Courage

Courage 150 150 IEEE Pulse

“Fate loves the fearless.” That was the fortune inside my wife’s fortune cookie that had been brought to her after a satisfying Chinese meal. How appropriate was that fortune days after the terrorist attack in Paris, France, in November 2015 and a day before another terrorist attack on a Radisson Hotel in Bamako, Mali? There were serious reports of terrorist threats in Belgium, and suspicion was cast on refugees streaming into Europe from war-torn areas in the Middle East. Television news reports in the United States brought all these atrocities right into our own living rooms and made it seem that attacks thousands of miles away were right there in the sanctity of our own homes.
The same television news programs that endlessly showed videos of the attacks and counterattacks also showed responses of Parisians who vowed to resume normal life despite what had happened a day or two before.
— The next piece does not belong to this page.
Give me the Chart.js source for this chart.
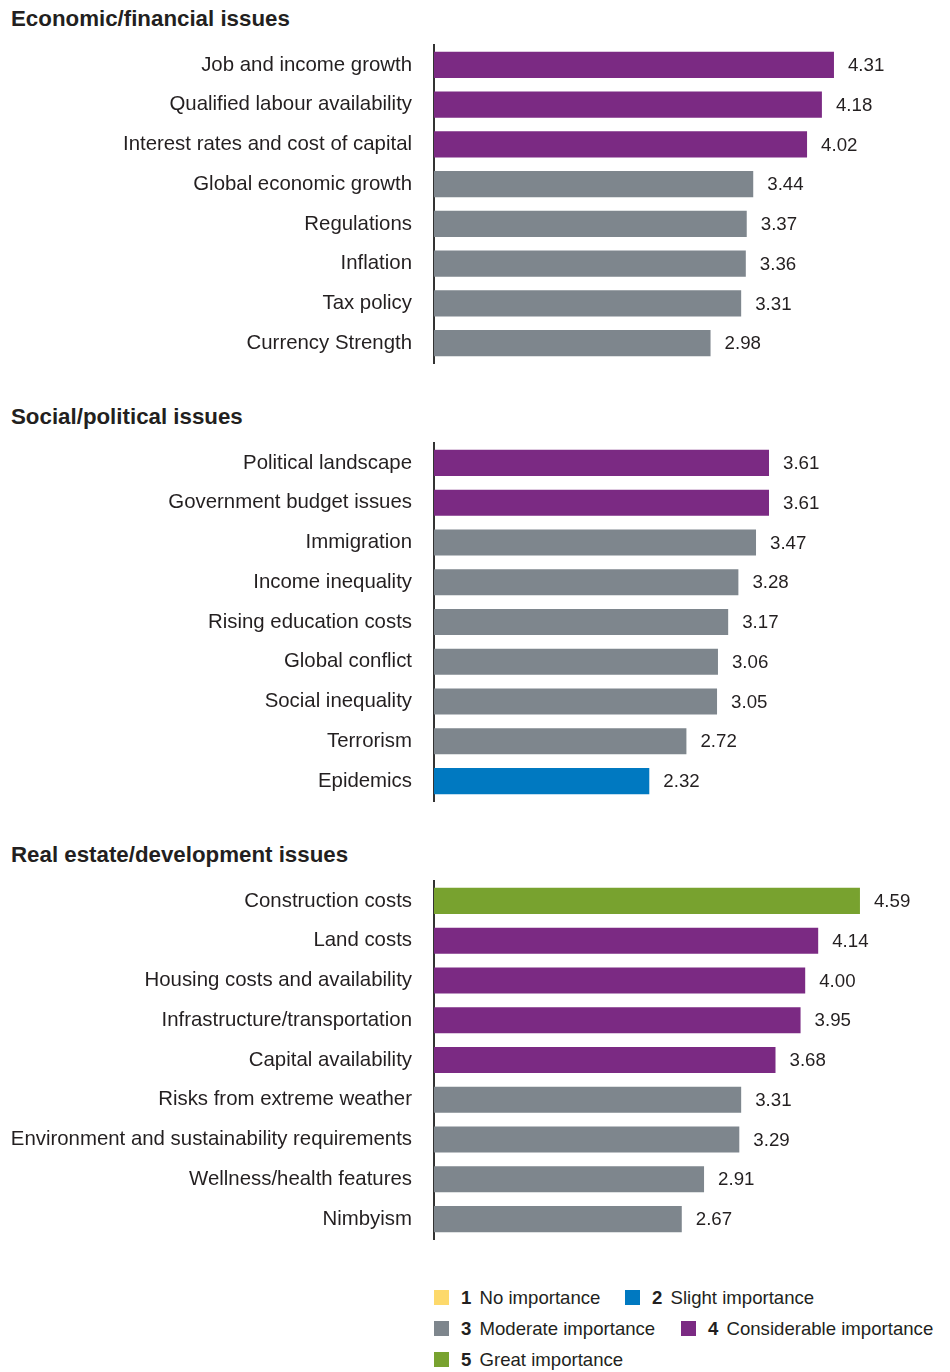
<!DOCTYPE html>
<html>
<head>
<meta charset="utf-8">
<script src="https://cdn.jsdelivr.net/npm/chart.js@4/dist/chart.umd.min.js"></script>
<style>
  body { margin: 0; background: #fff; font-family: "Liberation Sans", Arial, sans-serif; color: #231f20; }
  .page { position: relative; width: 950px; height: 1372px; }
  .title { position: absolute; left: 11px; font-size: 22.3px; font-weight: bold; }
  .box { position: absolute; left: 0; width: 950px; }
  .legend { position: absolute; font-size: 18.6px; white-space: nowrap; }
  .legend .sw { display: inline-block; width: 15px; height: 15px; vertical-align: -1px; margin-right: 12px; }
  .legend b { margin-right: 3px; }
</style>
</head>
<body>
<div class="page">
  <div class="title" style="top:6px">Economic/financial issues</div>
  <div class="box" style="top:33px;height:342px"><canvas id="econChart"></canvas></div>

  <div class="title" style="top:404px">Social/political issues</div>
  <div class="box" style="top:431px;height:382px"><canvas id="socialChart"></canvas></div>

  <div class="title" style="top:842px">Real estate/development issues</div>
  <div class="box" style="top:869px;height:382px"><canvas id="realChart"></canvas></div>

  <div id="legend"></div>
</div>
<script>
// Economic/financial issues
const econLabels = ['Job and income growth', 'Qualified labour availability', 'Interest rates and cost of capital',
    'Global economic growth', 'Regulations', 'Inflation', 'Tax policy', 'Currency Strength'];
const econValues = [4.31, 4.18, 4.02, 3.44, 3.37, 3.36, 3.31, 2.98];

// Social/political issues
const socialLabels = ['Political landscape', 'Government budget issues', 'Immigration', 'Income inequality',
    'Rising education costs', 'Global conflict', 'Social inequality', 'Terrorism', 'Epidemics'];
const socialValues = [3.61, 3.61, 3.47, 3.28, 3.17, 3.06, 3.05, 2.72, 2.32];

// Real estate/development issues
const realLabels = ['Construction costs', 'Land costs', 'Housing costs and availability', 'Infrastructure/transportation',
    'Capital availability', 'Risks from extreme weather', 'Environment and sustainability requirements',
    'Wellness/health features', 'Nimbyism'];
const realValues = [4.59, 4.14, 4.00, 3.95, 3.68, 3.31, 3.29, 2.91, 2.67];

// Importance scale (legend)
const levelNumbers = ['1', '2', '3', '4', '5'];
const levelNames = ['No importance', 'Slight importance', 'Moderate importance', 'Considerable importance', 'Great importance'];
const levelColors = ['#fdd96b', '#0079c1', '#7e868d', '#7b2a83', '#78a22f'];

const textColor = '#231f20';
const fontFamily = '"Liberation Sans", Arial, sans-serif';

// colour of a bar = the importance level its mean score rounds to
function barColor(v) {
    return levelColors[Math.round(v) - 1];
}

const valueLabels = {
    id: 'valueLabels',
    afterDatasetsDraw(chart) {
        const ctx = chart.ctx;
        const meta = chart.getDatasetMeta(0);
        ctx.save();
        ctx.font = '18.7px ' + fontFamily;
        ctx.fillStyle = textColor;
        ctx.textAlign = 'left';
        ctx.textBaseline = 'middle';
        meta.data.forEach((bar, i) => {
            const v = chart.data.datasets[0].data[i];
            ctx.fillText(v.toFixed(2), bar.x + 14, bar.y + 1);
        });
        ctx.restore();
    }
};

function makeChart(id, labels, values) {
    const ctx = document.getElementById(id).getContext('2d');
    return new Chart(ctx, {
        type: 'bar',
        data: {
            labels: labels,
            datasets: [{
                data: values,
                backgroundColor: values.map(barColor),
                borderWidth: 0,
                categoryPercentage: 1,
                barPercentage: 0.655
            }]
        },
        options: {
            indexAxis: 'y',
            responsive: true,
            maintainAspectRatio: false,
            animation: false,
            layout: {
                padding: { top: 12, bottom: 12, left: 0, right: 52 }
            },
            plugins: {
                legend: { display: false },
                tooltip: { enabled: false }
            },
            scales: {
                x: {
                    display: false,
                    min: 0,
                    max: 5
                },
                y: {
                    afterFit(scale) {
                        scale.width = 434;
                        scale.paddingTop = 0;
                        scale.paddingBottom = 0;
                    },
                    grid: { display: false, drawTicks: false },
                    border: { display: true, color: '#333', width: 2 },
                    ticks: {
                        padding: 22,
                        color: textColor,
                        font: { family: fontFamily, size: 20.4 }
                    }
                }
            }
        },
        plugins: [valueLabels]
    });
}

makeChart('econChart', econLabels, econValues);
makeChart('socialChart', socialLabels, socialValues);
makeChart('realChart', realLabels, realValues);

// legend
const legendPos = [[434, 1287], [625, 1287], [434, 1318], [681, 1318], [434, 1349]];
const legendEl = document.getElementById('legend');
levelNames.forEach((name, i) => {
    const item = document.createElement('div');
    item.className = 'legend';
    item.style.left = legendPos[i][0] + 'px';
    item.style.top = legendPos[i][1] + 'px';
    item.innerHTML = '<span class="sw" style="background:' + levelColors[i] + '"></span><b>' +
        levelNumbers[i] + '</b> ' + name;
    legendEl.appendChild(item);
});
</script>
</body>
</html>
These people were demonstrating courage, real courage, to live their own lives and chose not to be dominated by the perversions of a few nefarious and misguided miscreants who caused such terror and sorrow in their beautiful city.
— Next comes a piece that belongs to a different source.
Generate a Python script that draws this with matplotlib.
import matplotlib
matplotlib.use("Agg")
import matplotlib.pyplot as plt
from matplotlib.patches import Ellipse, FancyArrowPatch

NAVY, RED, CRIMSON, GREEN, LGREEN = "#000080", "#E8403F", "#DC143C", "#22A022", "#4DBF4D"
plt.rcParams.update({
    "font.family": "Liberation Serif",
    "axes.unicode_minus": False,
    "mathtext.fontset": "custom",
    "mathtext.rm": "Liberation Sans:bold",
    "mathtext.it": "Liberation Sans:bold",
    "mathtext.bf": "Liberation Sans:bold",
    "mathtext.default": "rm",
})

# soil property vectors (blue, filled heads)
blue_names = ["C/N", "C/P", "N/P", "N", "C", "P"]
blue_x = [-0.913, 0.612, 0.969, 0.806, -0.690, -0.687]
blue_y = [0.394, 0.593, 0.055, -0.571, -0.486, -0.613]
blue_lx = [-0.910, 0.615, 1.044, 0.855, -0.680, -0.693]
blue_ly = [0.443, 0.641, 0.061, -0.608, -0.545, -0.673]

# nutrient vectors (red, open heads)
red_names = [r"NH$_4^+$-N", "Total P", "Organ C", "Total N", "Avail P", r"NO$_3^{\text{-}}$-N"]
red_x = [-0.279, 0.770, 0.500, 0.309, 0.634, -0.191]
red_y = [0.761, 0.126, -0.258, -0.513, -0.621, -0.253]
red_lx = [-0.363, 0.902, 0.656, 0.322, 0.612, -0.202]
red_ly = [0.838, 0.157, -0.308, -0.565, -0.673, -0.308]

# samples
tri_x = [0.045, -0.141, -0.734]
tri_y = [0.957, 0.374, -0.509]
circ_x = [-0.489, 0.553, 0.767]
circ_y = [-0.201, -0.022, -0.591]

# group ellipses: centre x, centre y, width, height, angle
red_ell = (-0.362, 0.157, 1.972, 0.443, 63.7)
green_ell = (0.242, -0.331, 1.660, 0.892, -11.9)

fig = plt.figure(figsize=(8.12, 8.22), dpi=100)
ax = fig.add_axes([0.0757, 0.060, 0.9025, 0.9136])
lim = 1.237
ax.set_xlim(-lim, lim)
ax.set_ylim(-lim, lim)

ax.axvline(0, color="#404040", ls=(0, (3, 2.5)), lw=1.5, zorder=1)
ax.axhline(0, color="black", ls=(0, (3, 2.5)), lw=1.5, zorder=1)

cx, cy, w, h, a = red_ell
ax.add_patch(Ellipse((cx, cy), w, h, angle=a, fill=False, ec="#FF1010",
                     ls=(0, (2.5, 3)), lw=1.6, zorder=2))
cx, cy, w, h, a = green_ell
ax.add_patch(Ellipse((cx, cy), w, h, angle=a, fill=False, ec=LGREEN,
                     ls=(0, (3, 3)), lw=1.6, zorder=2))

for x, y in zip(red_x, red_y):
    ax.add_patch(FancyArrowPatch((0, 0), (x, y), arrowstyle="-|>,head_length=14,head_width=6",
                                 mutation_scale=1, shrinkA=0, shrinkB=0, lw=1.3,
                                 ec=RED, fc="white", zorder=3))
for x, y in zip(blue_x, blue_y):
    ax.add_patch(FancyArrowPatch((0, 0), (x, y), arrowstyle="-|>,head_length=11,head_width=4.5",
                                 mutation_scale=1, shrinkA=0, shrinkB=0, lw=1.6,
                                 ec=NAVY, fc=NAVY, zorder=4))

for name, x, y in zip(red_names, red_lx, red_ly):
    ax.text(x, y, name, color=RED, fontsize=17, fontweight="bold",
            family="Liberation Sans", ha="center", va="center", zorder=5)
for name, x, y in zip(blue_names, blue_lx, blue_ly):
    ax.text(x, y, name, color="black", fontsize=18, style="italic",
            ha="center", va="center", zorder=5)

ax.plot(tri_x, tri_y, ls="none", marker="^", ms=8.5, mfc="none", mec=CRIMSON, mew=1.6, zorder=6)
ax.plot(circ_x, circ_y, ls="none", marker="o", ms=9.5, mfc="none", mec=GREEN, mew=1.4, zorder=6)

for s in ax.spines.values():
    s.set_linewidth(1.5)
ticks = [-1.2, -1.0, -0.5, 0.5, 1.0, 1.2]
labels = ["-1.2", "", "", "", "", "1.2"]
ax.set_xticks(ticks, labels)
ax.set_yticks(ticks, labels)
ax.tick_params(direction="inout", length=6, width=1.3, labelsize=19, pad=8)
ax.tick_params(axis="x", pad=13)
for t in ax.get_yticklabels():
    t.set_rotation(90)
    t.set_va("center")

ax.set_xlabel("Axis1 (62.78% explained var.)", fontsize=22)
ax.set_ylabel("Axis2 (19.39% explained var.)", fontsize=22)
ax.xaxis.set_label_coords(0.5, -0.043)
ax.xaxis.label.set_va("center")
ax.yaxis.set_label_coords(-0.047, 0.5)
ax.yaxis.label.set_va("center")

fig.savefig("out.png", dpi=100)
Courage is uncommon. It is not the determination to exact revenge or to react with a fear imposed by others, but the ability to persevere on your own despite external events. It is neither denial nor is it unawareness; courage is vigilant and prudent. It is quiet but attentive. Courage is not desperate. Courage does not banish fear, but instead controls it. Those with courage do not boast about their virtue, but courage only shows itself when action is required; courage is in standby mode most of the time.
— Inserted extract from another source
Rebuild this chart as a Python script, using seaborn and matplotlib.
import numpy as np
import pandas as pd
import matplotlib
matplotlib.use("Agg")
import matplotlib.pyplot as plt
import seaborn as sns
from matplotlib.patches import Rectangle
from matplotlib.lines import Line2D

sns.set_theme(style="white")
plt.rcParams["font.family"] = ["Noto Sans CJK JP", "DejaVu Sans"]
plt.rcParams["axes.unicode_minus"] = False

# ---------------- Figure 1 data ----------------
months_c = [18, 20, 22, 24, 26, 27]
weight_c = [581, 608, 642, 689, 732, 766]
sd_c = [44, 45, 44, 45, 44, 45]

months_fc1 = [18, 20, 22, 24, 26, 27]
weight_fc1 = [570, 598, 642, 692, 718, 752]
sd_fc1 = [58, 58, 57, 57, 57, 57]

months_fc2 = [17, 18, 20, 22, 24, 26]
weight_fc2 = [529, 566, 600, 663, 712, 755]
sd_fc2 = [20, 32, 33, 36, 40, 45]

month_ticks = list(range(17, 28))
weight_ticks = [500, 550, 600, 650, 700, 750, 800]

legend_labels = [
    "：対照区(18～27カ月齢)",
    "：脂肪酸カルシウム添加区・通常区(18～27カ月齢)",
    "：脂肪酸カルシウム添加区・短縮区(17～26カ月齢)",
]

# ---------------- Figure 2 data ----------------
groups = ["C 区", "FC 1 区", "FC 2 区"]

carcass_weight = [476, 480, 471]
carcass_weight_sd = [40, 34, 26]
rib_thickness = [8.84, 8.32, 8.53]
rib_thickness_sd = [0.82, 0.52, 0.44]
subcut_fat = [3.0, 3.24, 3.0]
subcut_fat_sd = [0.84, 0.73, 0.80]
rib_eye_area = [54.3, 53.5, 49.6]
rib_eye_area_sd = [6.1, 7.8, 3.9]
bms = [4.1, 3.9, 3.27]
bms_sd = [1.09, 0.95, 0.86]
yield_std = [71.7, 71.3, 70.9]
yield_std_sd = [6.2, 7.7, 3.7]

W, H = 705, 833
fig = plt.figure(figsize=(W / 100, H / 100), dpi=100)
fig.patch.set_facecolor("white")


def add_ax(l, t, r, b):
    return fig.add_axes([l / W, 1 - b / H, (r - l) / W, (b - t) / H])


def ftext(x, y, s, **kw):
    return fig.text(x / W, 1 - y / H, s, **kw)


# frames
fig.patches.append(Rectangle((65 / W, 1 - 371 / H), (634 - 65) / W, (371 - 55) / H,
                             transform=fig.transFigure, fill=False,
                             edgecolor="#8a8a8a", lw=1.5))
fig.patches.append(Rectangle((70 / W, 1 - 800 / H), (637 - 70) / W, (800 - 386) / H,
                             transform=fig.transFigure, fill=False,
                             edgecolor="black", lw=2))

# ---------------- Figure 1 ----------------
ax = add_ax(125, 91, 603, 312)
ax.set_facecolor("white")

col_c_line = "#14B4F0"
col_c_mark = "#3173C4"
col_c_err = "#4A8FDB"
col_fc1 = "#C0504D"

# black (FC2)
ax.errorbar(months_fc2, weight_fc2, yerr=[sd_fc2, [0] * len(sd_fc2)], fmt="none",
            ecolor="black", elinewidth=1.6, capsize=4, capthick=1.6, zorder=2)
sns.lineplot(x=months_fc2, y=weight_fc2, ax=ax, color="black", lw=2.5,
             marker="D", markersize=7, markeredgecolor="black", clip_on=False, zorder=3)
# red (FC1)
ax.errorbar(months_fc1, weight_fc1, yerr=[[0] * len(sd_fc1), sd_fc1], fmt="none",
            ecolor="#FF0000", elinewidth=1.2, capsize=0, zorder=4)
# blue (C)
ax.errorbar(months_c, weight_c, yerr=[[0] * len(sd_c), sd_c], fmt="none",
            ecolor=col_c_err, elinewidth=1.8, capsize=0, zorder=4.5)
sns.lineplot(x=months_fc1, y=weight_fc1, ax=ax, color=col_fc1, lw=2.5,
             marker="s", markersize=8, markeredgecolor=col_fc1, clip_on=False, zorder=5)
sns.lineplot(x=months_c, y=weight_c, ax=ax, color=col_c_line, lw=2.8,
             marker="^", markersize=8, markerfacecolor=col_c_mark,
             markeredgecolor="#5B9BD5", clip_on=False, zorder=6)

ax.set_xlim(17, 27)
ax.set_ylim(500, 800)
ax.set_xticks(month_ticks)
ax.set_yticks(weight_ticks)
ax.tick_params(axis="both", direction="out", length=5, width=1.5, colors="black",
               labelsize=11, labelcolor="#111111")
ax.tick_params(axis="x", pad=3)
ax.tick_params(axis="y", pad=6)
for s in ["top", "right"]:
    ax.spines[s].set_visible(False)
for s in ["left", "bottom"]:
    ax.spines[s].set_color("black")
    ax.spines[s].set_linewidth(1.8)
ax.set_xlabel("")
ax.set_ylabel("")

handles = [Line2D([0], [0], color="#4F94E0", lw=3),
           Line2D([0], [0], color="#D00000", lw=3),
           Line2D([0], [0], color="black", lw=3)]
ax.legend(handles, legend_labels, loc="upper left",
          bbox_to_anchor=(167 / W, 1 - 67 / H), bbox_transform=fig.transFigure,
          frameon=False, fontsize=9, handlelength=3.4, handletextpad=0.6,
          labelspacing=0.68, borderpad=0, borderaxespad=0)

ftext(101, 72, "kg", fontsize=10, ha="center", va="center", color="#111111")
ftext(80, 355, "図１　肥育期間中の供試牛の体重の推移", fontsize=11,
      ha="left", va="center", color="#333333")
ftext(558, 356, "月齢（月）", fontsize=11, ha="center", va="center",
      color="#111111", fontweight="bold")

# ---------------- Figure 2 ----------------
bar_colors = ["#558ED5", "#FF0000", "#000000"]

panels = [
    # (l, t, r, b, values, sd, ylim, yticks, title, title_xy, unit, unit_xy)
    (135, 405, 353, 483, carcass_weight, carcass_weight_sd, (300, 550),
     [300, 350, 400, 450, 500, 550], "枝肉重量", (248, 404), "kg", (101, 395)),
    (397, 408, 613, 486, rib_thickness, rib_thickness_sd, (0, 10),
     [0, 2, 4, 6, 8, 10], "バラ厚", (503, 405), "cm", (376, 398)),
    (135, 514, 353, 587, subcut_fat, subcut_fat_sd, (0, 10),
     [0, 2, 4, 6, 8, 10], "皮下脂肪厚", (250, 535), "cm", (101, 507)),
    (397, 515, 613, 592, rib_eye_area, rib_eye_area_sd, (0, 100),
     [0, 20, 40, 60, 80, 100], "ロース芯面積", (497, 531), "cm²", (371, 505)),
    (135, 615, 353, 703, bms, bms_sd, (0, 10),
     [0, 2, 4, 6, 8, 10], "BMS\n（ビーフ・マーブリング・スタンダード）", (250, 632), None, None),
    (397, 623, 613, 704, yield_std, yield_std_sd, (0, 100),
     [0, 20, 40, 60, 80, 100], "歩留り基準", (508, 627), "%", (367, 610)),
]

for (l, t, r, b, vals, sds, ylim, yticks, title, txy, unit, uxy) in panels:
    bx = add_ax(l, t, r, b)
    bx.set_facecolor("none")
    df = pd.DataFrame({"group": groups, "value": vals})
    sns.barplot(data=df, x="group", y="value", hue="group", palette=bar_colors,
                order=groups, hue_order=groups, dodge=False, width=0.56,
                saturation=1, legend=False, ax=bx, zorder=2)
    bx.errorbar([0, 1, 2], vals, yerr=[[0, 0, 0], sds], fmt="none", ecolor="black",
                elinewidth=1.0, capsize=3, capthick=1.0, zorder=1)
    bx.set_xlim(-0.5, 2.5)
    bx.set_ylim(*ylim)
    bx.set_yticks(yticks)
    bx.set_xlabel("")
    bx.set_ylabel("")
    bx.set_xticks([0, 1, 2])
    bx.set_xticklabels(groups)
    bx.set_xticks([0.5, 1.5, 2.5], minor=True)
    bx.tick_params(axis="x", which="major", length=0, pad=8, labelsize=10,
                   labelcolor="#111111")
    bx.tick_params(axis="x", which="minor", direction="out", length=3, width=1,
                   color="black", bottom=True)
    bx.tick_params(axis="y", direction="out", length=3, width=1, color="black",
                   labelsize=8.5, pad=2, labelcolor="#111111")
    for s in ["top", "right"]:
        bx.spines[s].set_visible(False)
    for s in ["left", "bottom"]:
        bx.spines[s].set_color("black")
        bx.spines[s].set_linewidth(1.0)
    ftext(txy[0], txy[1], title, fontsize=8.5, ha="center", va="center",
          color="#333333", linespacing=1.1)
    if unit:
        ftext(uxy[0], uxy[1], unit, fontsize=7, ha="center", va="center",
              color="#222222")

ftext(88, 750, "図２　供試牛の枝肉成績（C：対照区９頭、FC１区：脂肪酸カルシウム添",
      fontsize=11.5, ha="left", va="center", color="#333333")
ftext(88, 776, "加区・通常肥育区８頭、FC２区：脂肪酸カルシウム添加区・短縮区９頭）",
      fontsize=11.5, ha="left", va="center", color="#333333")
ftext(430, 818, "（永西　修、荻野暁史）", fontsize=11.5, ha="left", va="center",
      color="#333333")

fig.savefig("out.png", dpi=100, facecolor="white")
Those Parisians who reopened their cafes and those who rewalked the streets where such terrible incidents had happened just days before, even as the uncertainly of further incidents loomed over them, showed true courage. Those who sang and lit vigil candles showed courage.
Contrast this with news reports of Americans rushing to buy firearms and debating closing borders to immigrants and refugees due to fear of possible terrorist attacks. Fear of the unknown is not unnatural, but the courage to face the unknown appears to be rare.
For those of us who had served in the military during the war, the threat of death was always with us. We could see that others had been struck down or killed in action. We knew that, instead of them, it could very well be us. Living with this threat could make us crazy, cowering in the corner of our own minds. The real demons were those in our heads, and we had to come to grips with them or lose our sanity. I, and others I have talked to, had to develop the attitude that when our time come to die, we would die; until then, we had to go on with our lives. We had to rise above our fears, not to eradicate them, but to acknowledge them and control them. I would call that courage.
The United States was settled by people of courage. They had the courage to leave family, friends, and familiar surroundings and travel, sometimes thousands of miles under trying conditions, to reach places where they could aspire to better lives. Today, the refugees from the Middle East and Africa are demonstrating the same courage.
Have we gotten so soft, so used to the familiar, that we have lost the strength to stand up to uncertainty and deal with it directly? Do we now have so much invested in the status quo that we cannot risk losing it to others more determined than are we? Are we now so indoctrinated with the idea of public safety and legal liability that we are an absolutely adverse to risk? Have we lost our sense of courage?
In the play Julius Caesar by William Shakespeare, Caesar says, “A coward dies a thousand times before his death, but the valiant taste of death but once.” As long as we live, threats and unpleasant episodes will be with us, and it is up to us how we react. We cannot afford to die a little every day of our lives. Courage shows itself not only in regard to terrorist attacks or military action, but also in our jobs, our families, our schools, our interpersonal relationships, and our daily activities. Life is full of contingencies that could paralyze our responses if we could not rise above the risks. Courage is thus necessary to progress; lack courage leads us to become spineless and unable to act. No wonder fate loves the fearless. Progress walks Indian file behind someone willing to stick his or her neck out, no matter the consequences. That takes courage.